Antilles françaises : suspension d’une campagne de recherche scientifique marine portant atteinte aux conditions de vie de la Baleine à bosse et du Cachalot
Le juge des référés du tribunal administratif de la Martinique suspend, par une ordonnance n° 2500144 du 4 mars 2025, l’exécution de l’arrêté préfectoral du 13 janvier 2025 relatif à la conduite d’une campagne de recherche scientifique marine dans les eaux sous souveraineté française envisagée du 1er mars 2025 au 20 avril 2025.
Le 13 janvier 2025, le préfet de la Martinique, délégué du gouvernement pour l’action de l’Etat en mer aux Antilles, autorise la flotte océanographique française à conduire une campagne de recherche scientifique marine baptisée « Garanti 2 » dans les eaux sous souveraineté française, à bord du navire de l’Institut français de recherche pour l'exploitation de la mer (IFREMER) dénommé « Atalante » pour une mission envisagée du 1er mars 2025 au 20 avril 2025, au niveau des zones côtières guadeloupéennes, martiniquaises et des îles du nord.

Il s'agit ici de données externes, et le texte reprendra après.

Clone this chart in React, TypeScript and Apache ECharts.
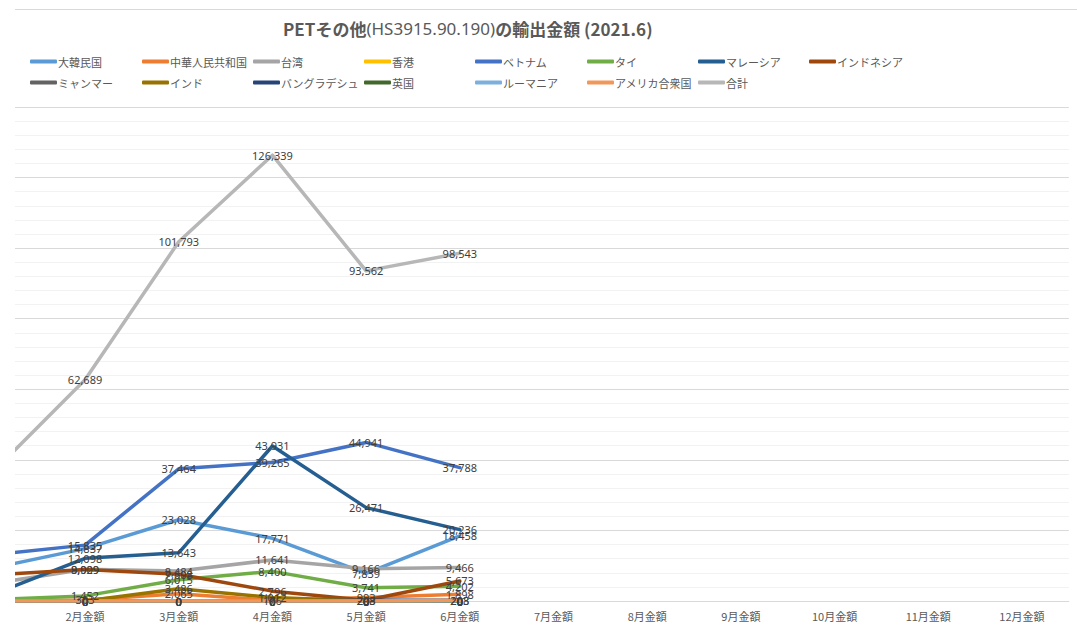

L’association Le Toto-Bois - association pour l’étude et la protection de la vie sauvage dans les petites Antilles (AEVA), l’association pour la sauvegarde et la réhabilitation de la faune des Antilles (ASFA), l’association Sea Shepherd France et l’association Vétérinaires pour la biodiversité saisissent alors le juge des référés en vue d’obtenir la suspension de cet arrêté et d’enjoindre l’Etat à prendre toutes les mesures nécessaires pour assurer le respect des libertés fondamentales liées à l’environnement et à réévaluer les conséquences environnementales.
Le juge relève que la campagne de recherche, qui a pour but d’acquérir des profils sismiques de haute résolution, prévoit l’utilisation de différents systèmes entrainant une intensité sonore sur un spectre de fréquences très important. Or, précisément, « les mois de mars et avril correspondent à la période de migration, de reproduction et de mise bas de la baleine à bosse (Megaptera novaeangliae) et du cachalot (Physeter macrocephalus), qui figurent sur la liste rouge des espaces menacées en France. Ils font également partie des espèces protégées ». De plus, les engins dits « impulsionnels » que les chercheurs entendaient utiliser peuvent déclencher « des réactions comportementales chez les cétacés, notamment du stress, une fuite, des changements migratoires, une interruption de l’activité en cours, des modifications du profil de plongée et du rythme respiratoire, une rupture de la relation mère/enfant, un masquage des émissions nécessaires pour leur communication ou leur perception de l’environnement, mais aussi des lésions physiologiques graves telles que des douleurs, une perte de l’audition temporaire ou permanente, des lésions des organes de l’audition mais aussi d’autres organes, qui peuvent être létales. »
Dans ces conditions, le juge des référés retient qu’il n’est « fait état d’aucune urgence ou nécessité particulière », à ce que la campagne de recherche se déroule précisément pendant la période critique de migration, de reproduction et de mise à bas de la Baleine à bosse et du Cachalot. Aussi l’arrêté, qui « est de nature à générer des effets néfastes et irréversibles sur l’équilibre et la conservation de ces espèces protégées » porte une atteinte grave et manifestement illégale au droit de chacun de vivre dans un environnement équilibré et respectueux de la santé, tel que proclamé par l’article premier de la Charte de l’environnement. Le juge des référés en suspend donc l’exécution.